Google CEO Larry Page introduces Google Video Store at the Consumer Electronics Show 2006 in Las Vegas.

Google Video Bazaar

Google Video Marketplace is new Google service like Apple iTunes store that will let people rent or buy downloadable videos online, including classic and contemporary CBS television shows and NBA basketball games. According to Larry, the Google video marketplace would offer free programing, low-cost rentals and outright purchases of premium entertainment and sports shows.

Google's flexible pricing model sets its video service apart from rivals. Apple iTunes store charges $1.99 for each video download and 99 cents for each song downloaded. With Google's marketplace, content suppliers can name their own price, from zero on up. The content owners who charge for video downloads must share 30 percent of the revenue with Google. The video providers have the option of offering content on a download-to-own or download-to-rent basis.

CBS plans to offer programs like Crime Scene Investigation for rental a day after they originally air, priced at $1.99. Also, vintage CBS episodes will be offered for download and outright ownership for the same $1.99 fee.
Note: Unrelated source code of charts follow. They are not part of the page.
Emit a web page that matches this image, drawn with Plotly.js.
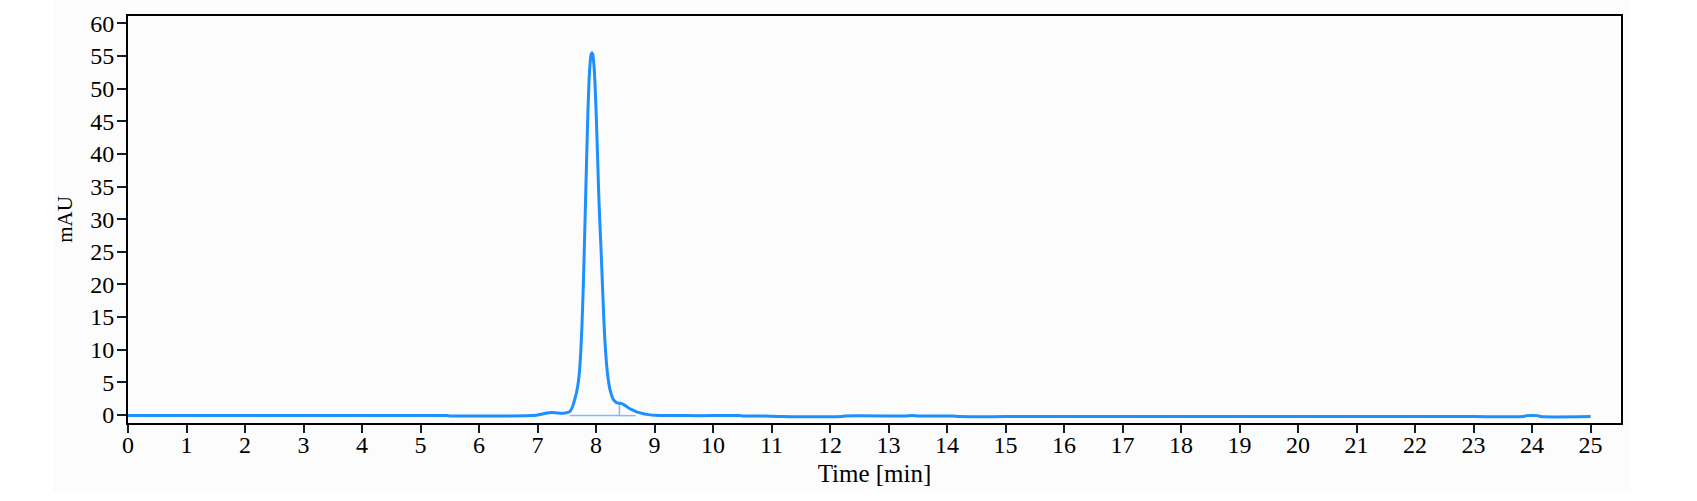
<!DOCTYPE html>
<html>
<head>
<meta charset="utf-8">
<script src="https://cdn.plot.ly/plotly-3.0.1.min.js"></script>
<style>
  html, body { margin: 0; padding: 0; background: #ffffff; width: 1697px; height: 501px; overflow: hidden; }
  #chart { position: absolute; left: 53px; top: 0px; width: 1577px; height: 492px; }
</style>
</head>
<body>
<div id="chart"></div>
<script>
// Chromatogram signal (time in min, absorbance in mAU)
const timeMin = [
  0, 1, 2, 3, 4, 5, 5.45, 5.5, 6, 6.5, 6.9,
  7.00, 7.10, 7.20, 7.30, 7.40, 7.48, 7.55, 7.60, 7.64, 7.67, 7.70, 7.72, 7.74, 7.76, 7.78,
  7.80, 7.82, 7.84, 7.86, 7.88, 7.90, 7.915, 7.931, 7.947, 7.965, 7.985, 8.005, 8.025,
  8.045, 8.065, 8.085, 8.105, 8.125, 8.145, 8.165, 8.185, 8.205, 8.225, 8.25, 8.275,
  8.30, 8.35, 8.40, 8.44, 8.48, 8.53, 8.58, 8.64, 8.72, 8.81, 8.90, 9.00,
  9.5, 10, 10.45, 10.5, 10.9, 11.0, 11.15, 12.2, 12.25, 13.3, 13.4, 13.5, 14.1, 14.2,
  15, 16, 17, 18, 19, 20, 21, 22, 23, 23.85, 23.9, 24.1, 24.15, 25.0
];
const signalMAU = [
  -0.1, -0.1, -0.1, -0.1, -0.1, -0.1, -0.1, -0.15, -0.15, -0.15, -0.1,
  0.0, 0.2, 0.35, 0.35, 0.25, 0.3, 0.5, 1.3, 2.5, 3.6, 5.2, 7.0, 9.8, 13.8, 19.0,
  25.5, 32.5, 39.5, 46.0, 51.0, 54.0, 55.2, 55.5, 55.1, 53.5, 50.2, 45.5, 40.0,
  34.2, 29.5, 25.5, 21.0, 16.5, 12.5, 9.5, 7.3, 5.7, 4.5, 3.5, 2.8,
  2.3, 1.9, 1.8, 1.75, 1.55, 1.25, 0.95, 0.7, 0.4, 0.2, 0.05, -0.05,
  -0.1, -0.1, -0.1, -0.15, -0.15, -0.2, -0.25, -0.25, -0.15, -0.15, -0.1, -0.15, -0.15, -0.25,
  -0.25, -0.25, -0.25, -0.25, -0.25, -0.25, -0.25, -0.25, -0.25, -0.25, -0.1, -0.1, -0.25, -0.25
];
// Integration baseline and peak split marker
const intTime = [7.55, 8.40, null, 8.40, 8.40, null, 8.40, 8.68];
const intMAU  = [-0.1, -0.1, null, -0.1, 1.8, null, -0.1, -0.1];

const xTickVals = [0,1,2,3,4,5,6,7,8,9,10,11,12,13,14,15,16,17,18,19,20,21,22,23,24,25];
const yTickVals = [0,5,10,15,20,25,30,35,40,45,50,55,60];

const traces = [
  {
    x: intTime, y: intMAU, type: 'scatter', mode: 'lines',
    line: { color: '#7fbcff', width: 1.5 }, hoverinfo: 'skip', showlegend: false
  },
  {
    x: timeMin, y: signalMAU, type: 'scatter', mode: 'lines',
    line: { color: '#1e8fff', width: 3, shape: 'spline', smoothing: 0.6 }, showlegend: false
  }
];

const tickFont = { family: 'Liberation Serif, Times New Roman, serif', size: 24, color: '#000000' };

const layout = {
  width: 1577, height: 492,
  margin: { l: 75, r: 9, t: 16, b: 69, pad: 0 },
  paper_bgcolor: '#fcfcfc',
  plot_bgcolor: '#fcfcfc',
  showlegend: false,
  xaxis: {
    range: [0, 25.52],
    tickvals: xTickVals,
    ticktext: xTickVals.map(String),
    ticks: 'outside', ticklen: 8, tickwidth: 2, tickcolor: '#0d1e30',
    ticklabelstandoff: -9,
    showline: true, linecolor: '#000000', linewidth: 2, mirror: true,
    showgrid: false, zeroline: false,
    tickfont: tickFont,
    title: { text: 'Time [min]', font: { family: 'Liberation Serif, serif', size: 25, color: '#000000' }, standoff: 8 },
    automargin: false
  },
  yaxis: {
    range: [-1.23, 61.12],
    tickvals: yTickVals,
    ticktext: yTickVals.map(String),
    ticks: 'outside', ticklen: 9, tickwidth: 2, tickcolor: '#0d1e30',
    ticklabelstandoff: -2,
    showline: true, linecolor: '#000000', linewidth: 2, mirror: true,
    showgrid: false, zeroline: false,
    tickfont: tickFont,
    title: { text: 'mAU', font: { family: 'Liberation Serif, serif', size: 21, color: '#000000' }, standoff: 14 },
    automargin: false
  }
};

Plotly.newPlot('chart', traces, layout, { displayModeBar: false, staticPlot: true });
</script>
</body>
</html>
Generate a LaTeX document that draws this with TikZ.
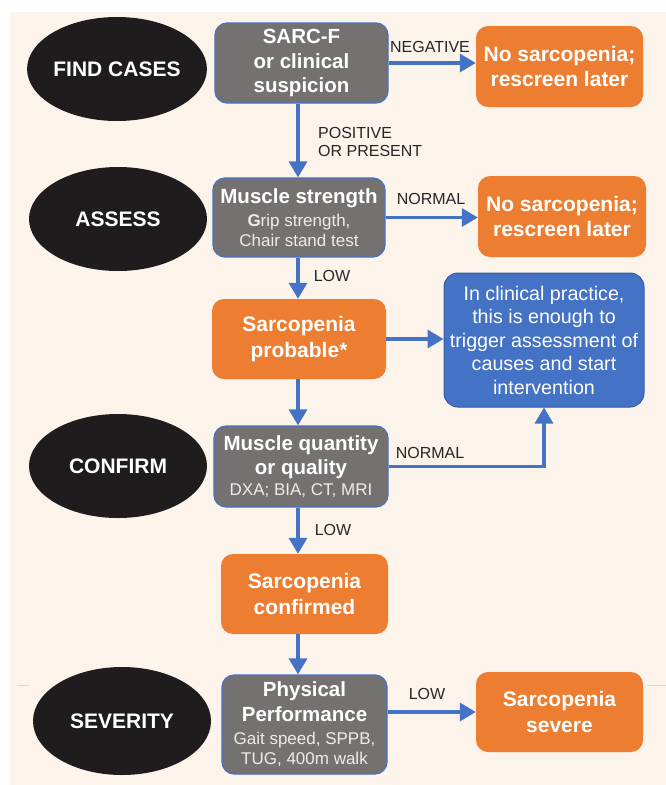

Besides programming from CBS, the NBA and Charlie Rose, the list of other video material that will be sold through Google includes: old episodes from "I Love Lucy," "The Twilight Zone," and "The Brady Bunch;" music videos from Sony BMG; and historic video from Getty Images.
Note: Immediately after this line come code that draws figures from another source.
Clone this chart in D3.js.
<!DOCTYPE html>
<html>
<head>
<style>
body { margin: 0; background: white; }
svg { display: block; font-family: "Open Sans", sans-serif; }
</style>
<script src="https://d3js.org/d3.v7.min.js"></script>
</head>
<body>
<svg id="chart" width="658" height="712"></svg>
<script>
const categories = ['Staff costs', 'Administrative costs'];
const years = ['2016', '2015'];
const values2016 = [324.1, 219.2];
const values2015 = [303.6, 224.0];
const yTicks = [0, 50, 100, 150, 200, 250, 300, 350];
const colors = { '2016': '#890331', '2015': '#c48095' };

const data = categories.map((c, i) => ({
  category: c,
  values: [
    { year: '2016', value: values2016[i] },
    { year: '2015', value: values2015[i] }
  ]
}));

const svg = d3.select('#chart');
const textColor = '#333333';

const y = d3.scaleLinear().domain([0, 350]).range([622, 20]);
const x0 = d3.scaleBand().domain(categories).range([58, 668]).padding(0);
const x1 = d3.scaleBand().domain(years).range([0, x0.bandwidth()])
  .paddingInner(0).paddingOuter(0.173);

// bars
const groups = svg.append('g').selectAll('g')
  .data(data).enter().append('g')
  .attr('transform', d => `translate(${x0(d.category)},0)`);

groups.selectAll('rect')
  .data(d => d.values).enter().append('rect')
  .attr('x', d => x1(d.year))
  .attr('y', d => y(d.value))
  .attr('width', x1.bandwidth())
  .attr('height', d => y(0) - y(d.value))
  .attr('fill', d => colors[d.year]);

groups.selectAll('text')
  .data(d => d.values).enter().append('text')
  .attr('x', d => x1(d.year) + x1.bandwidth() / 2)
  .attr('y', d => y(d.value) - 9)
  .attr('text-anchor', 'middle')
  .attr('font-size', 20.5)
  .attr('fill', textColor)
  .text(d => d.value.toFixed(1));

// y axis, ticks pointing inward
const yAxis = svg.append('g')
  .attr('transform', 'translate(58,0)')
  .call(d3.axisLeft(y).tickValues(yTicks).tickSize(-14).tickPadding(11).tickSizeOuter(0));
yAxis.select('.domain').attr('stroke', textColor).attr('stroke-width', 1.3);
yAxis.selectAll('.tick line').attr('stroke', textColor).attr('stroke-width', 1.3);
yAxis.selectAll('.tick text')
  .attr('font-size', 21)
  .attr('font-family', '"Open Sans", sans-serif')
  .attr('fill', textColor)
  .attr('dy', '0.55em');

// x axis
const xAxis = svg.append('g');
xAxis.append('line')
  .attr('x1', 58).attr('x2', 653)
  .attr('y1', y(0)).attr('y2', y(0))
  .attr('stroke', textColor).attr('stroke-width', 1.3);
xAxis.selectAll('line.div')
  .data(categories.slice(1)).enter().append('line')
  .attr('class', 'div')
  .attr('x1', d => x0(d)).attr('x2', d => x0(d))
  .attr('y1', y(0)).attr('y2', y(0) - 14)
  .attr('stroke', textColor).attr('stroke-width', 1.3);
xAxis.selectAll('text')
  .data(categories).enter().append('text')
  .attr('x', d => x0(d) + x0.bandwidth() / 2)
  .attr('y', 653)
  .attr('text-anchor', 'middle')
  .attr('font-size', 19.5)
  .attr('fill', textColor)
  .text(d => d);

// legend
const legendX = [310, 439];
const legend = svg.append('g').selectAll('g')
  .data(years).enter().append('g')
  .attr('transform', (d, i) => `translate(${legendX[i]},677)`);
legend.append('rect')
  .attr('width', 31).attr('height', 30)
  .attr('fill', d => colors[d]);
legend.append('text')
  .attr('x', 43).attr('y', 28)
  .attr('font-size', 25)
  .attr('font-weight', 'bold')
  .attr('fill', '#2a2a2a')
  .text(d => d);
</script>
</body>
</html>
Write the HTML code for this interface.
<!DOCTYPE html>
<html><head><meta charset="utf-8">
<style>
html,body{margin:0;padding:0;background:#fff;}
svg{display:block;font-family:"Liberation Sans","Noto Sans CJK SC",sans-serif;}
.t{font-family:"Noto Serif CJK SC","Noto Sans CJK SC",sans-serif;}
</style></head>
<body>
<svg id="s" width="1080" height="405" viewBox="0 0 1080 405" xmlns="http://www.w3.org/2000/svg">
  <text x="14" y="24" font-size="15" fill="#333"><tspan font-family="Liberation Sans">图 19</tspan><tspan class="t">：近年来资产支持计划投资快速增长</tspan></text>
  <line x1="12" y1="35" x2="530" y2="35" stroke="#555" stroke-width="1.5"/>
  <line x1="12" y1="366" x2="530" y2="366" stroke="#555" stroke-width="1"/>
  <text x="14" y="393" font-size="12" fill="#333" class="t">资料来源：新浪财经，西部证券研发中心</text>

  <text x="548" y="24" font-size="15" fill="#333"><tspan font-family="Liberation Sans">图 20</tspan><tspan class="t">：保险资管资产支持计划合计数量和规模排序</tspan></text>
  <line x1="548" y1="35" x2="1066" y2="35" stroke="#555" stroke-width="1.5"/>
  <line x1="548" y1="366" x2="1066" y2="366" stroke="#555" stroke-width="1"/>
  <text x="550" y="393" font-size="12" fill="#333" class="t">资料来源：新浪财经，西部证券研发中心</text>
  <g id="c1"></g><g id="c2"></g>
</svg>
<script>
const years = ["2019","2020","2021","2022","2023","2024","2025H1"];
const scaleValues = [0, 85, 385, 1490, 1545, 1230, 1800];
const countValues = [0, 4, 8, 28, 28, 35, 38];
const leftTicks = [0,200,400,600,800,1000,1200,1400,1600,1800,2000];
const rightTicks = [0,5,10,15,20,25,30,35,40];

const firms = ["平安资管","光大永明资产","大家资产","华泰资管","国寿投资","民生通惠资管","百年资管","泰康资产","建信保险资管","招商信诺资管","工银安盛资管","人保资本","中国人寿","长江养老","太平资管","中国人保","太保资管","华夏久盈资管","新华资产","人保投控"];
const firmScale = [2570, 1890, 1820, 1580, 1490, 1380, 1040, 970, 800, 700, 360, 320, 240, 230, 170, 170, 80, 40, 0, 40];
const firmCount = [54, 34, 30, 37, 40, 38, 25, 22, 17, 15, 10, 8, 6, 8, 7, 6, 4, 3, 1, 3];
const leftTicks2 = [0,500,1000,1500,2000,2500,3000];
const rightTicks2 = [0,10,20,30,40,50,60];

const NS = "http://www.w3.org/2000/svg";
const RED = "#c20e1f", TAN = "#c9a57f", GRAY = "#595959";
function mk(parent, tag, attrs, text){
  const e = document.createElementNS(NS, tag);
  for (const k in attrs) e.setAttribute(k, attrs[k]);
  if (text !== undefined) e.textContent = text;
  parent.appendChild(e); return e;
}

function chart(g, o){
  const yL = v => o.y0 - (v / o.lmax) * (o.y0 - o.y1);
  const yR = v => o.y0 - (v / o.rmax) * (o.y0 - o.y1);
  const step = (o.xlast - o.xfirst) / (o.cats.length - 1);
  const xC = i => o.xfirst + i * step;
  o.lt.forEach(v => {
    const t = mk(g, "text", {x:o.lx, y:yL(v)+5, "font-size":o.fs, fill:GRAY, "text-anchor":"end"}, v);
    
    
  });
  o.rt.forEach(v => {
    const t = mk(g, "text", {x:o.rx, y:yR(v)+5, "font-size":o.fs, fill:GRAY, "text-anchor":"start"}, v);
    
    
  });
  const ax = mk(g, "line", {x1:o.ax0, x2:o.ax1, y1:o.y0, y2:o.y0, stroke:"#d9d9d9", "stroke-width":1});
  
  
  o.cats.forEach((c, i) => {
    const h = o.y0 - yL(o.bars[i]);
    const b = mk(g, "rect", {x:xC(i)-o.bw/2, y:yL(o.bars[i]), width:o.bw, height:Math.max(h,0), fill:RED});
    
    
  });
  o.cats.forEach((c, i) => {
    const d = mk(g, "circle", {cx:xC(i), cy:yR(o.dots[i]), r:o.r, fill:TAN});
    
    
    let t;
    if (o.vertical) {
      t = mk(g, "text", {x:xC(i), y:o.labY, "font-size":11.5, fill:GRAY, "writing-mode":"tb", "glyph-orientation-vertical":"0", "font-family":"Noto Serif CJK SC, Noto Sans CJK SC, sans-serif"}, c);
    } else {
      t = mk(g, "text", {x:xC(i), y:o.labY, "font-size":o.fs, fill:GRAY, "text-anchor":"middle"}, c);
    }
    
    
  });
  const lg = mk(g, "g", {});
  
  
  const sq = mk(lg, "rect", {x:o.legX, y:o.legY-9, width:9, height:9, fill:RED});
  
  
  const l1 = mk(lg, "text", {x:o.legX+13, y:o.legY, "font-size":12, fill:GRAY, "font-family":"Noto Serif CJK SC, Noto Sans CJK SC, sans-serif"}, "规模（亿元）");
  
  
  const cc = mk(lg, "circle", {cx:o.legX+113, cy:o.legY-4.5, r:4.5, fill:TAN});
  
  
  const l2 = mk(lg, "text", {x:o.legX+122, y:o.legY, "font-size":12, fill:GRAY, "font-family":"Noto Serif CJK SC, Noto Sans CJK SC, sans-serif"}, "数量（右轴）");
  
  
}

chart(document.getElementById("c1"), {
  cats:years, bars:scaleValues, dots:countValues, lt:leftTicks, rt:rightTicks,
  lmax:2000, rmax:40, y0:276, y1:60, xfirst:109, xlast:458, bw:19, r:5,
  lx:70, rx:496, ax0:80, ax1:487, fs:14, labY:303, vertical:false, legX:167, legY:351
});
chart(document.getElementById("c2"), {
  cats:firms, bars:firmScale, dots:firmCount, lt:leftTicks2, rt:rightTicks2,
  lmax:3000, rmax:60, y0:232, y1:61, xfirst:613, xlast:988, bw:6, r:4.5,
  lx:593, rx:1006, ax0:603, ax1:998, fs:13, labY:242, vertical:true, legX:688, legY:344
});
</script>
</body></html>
Google Video Store customers will make payments with a credit card through Google's account system, as they do with the Google AdWords advertising system and other Google services. There will be no ads in the videos or on the video Web pages, though Google is looking into providing ad-based video in the future.

In another related development, DivX is working with Google to develop a Google codec that makes Google Video accessible on a variety of consumer electronics devices. The DivX video-codec video compression technology offers DVD quality at 10 times the compression of traditional MPEG2 files, enabling a full-length film to fit on one CD or eight films to fit on one DVD.

Google accepts video uploads directly from content owners. Those interested can go to Google Video Upload website and load their digital videos to Google Video. You may designate a price for playback of Your Authorized Content in the Uploading Form itself.

Google has been offering video for free over the internet for about a year. But this is the first time it will enable its users to pay for premium content. Google Video currently works only on a Windows-based PC unlike Apple iTunes that works both on a Microsoft PC and an Apple Macintosh. Google Video uses the Google Video Player, which will incorporate Google proprietory digital rights management (DRM) technology. Others like Microsoft and Yahoo are also getting involved in offering video via the web.